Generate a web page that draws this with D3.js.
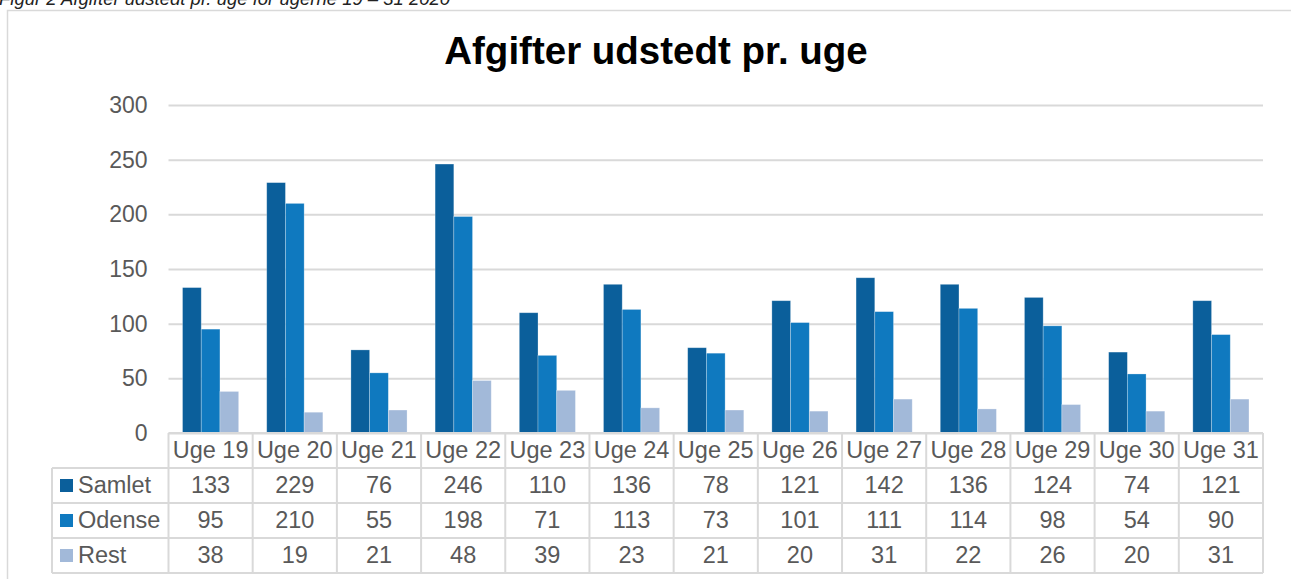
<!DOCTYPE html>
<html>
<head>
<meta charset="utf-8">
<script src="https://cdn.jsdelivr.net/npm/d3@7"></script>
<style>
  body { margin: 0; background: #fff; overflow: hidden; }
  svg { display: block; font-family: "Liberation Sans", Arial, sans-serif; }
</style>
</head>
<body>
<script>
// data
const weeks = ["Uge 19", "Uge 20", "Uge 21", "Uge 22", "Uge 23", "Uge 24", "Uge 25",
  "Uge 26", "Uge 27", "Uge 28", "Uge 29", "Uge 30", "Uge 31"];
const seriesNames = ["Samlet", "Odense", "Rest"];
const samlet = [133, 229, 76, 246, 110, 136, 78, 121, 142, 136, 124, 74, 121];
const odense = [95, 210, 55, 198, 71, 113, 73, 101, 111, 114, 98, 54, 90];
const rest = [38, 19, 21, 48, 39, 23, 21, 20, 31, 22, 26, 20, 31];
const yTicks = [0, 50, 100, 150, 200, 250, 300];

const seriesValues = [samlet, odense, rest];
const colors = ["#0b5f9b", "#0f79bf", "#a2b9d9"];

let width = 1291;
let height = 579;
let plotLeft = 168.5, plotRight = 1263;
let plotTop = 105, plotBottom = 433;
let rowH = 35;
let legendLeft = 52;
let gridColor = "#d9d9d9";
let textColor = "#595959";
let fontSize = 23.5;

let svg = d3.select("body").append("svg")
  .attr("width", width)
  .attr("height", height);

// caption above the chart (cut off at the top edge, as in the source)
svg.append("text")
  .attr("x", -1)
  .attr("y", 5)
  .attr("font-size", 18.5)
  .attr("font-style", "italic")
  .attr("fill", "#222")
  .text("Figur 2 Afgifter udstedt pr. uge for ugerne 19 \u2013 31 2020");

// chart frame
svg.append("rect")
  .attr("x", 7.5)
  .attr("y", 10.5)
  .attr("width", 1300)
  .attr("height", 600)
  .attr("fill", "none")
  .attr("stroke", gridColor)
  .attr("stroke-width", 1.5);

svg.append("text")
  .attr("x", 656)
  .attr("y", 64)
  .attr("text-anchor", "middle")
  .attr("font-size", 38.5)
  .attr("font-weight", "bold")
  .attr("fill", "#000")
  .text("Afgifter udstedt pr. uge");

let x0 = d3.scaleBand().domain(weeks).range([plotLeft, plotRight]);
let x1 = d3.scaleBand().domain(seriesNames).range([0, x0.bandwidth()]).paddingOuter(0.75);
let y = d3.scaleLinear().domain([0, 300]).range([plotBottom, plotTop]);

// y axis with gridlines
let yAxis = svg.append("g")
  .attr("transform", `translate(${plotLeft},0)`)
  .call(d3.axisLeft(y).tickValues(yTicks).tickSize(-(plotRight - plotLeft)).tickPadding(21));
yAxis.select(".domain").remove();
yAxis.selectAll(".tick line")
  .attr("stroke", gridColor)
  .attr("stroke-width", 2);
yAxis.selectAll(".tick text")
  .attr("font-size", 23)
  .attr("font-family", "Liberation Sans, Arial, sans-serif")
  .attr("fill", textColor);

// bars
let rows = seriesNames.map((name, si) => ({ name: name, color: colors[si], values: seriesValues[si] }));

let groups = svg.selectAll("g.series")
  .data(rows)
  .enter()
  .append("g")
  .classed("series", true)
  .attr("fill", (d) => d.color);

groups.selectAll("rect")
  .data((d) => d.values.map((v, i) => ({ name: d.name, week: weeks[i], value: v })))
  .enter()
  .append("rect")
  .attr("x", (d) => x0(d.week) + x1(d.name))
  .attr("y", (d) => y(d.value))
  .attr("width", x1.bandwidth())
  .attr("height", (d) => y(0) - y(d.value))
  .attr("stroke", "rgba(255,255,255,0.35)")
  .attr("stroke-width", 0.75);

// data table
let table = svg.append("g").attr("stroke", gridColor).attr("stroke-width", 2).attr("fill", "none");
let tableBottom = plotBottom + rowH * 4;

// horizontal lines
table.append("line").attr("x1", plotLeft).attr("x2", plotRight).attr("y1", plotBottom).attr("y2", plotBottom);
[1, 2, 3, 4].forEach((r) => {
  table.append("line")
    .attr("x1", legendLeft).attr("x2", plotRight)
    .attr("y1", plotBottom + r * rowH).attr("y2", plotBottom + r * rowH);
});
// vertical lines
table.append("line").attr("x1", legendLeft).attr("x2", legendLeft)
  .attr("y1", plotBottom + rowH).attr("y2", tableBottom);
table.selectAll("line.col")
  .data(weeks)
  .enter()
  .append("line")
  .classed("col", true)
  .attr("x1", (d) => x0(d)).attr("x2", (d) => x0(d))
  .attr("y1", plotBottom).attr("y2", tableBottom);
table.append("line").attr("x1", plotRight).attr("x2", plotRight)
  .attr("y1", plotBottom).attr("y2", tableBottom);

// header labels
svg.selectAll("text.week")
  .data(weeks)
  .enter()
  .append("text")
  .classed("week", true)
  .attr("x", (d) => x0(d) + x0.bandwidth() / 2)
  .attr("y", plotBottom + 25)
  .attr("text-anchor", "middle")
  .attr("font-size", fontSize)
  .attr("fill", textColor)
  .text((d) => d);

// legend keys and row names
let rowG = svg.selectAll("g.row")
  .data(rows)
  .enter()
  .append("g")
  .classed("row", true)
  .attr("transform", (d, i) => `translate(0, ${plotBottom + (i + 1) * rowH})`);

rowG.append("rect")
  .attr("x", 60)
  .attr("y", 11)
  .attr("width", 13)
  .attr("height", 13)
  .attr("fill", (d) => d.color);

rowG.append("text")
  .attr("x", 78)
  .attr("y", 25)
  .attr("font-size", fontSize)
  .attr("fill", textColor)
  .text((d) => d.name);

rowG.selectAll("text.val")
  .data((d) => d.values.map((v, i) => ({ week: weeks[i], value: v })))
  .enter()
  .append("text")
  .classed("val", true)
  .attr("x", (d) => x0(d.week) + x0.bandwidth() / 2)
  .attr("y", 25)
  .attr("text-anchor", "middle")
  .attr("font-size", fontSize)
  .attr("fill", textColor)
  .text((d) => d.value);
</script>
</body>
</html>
-.-.-
### Written problem:
Your task is to return the lines above, from the first one up to and including the line containing "d3.scaleLinear().domain([0, 300]).range([plotBottom, plotTop]);", minus any pictures.

### Solved problem:
Generate a web page that draws this with D3.js.
<!DOCTYPE html>
<html>
<head>
<meta charset="utf-8">
<script src="https://cdn.jsdelivr.net/npm/d3@7"></script>
<style>
  body { margin: 0; background: #fff; overflow: hidden; }
  svg { display: block; font-family: "Liberation Sans", Arial, sans-serif; }
</style>
</head>
<body>
<script>
// data
const weeks = ["Uge 19", "Uge 20", "Uge 21", "Uge 22", "Uge 23", "Uge 24", "Uge 25",
  "Uge 26", "Uge 27", "Uge 28", "Uge 29", "Uge 30", "Uge 31"];
const seriesNames = ["Samlet", "Odense", "Rest"];
const samlet = [133, 229, 76, 246, 110, 136, 78, 121, 142, 136, 124, 74, 121];
const odense = [95, 210, 55, 198, 71, 113, 73, 101, 111, 114, 98, 54, 90];
const rest = [38, 19, 21, 48, 39, 23, 21, 20, 31, 22, 26, 20, 31];
const yTicks = [0, 50, 100, 150, 200, 250, 300];

const seriesValues = [samlet, odense, rest];
const colors = ["#0b5f9b", "#0f79bf", "#a2b9d9"];

let width = 1291;
let height = 579;
let plotLeft = 168.5, plotRight = 1263;
let plotTop = 105, plotBottom = 433;
let rowH = 35;
let legendLeft = 52;
let gridColor = "#d9d9d9";
let textColor = "#595959";
let fontSize = 23.5;

let svg = d3.select("body").append("svg")
  .attr("width", width)
  .attr("height", height);

// caption above the chart (cut off at the top edge, as in the source)
svg.append("text")
  .attr("x", -1)
  .attr("y", 5)
  .attr("font-size", 18.5)
  .attr("font-style", "italic")
  .attr("fill", "#222")
  .text("Figur 2 Afgifter udstedt pr. uge for ugerne 19 \u2013 31 2020");

// chart frame
svg.append("rect")
  .attr("x", 7.5)
  .attr("y", 10.5)
  .attr("width", 1300)
  .attr("height", 600)
  .attr("fill", "none")
  .attr("stroke", gridColor)
  .attr("stroke-width", 1.5);

svg.append("text")
  .attr("x", 656)
  .attr("y", 64)
  .attr("text-anchor", "middle")
  .attr("font-size", 38.5)
  .attr("font-weight", "bold")
  .attr("fill", "#000")
  .text("Afgifter udstedt pr. uge");

let x0 = d3.scaleBand().domain(weeks).range([plotLeft, plotRight]);
let x1 = d3.scaleBand().domain(seriesNames).range([0, x0.bandwidth()]).paddingOuter(0.75);
let y = d3.scaleLinear().domain([0, 300]).range([plotBottom, plotTop]);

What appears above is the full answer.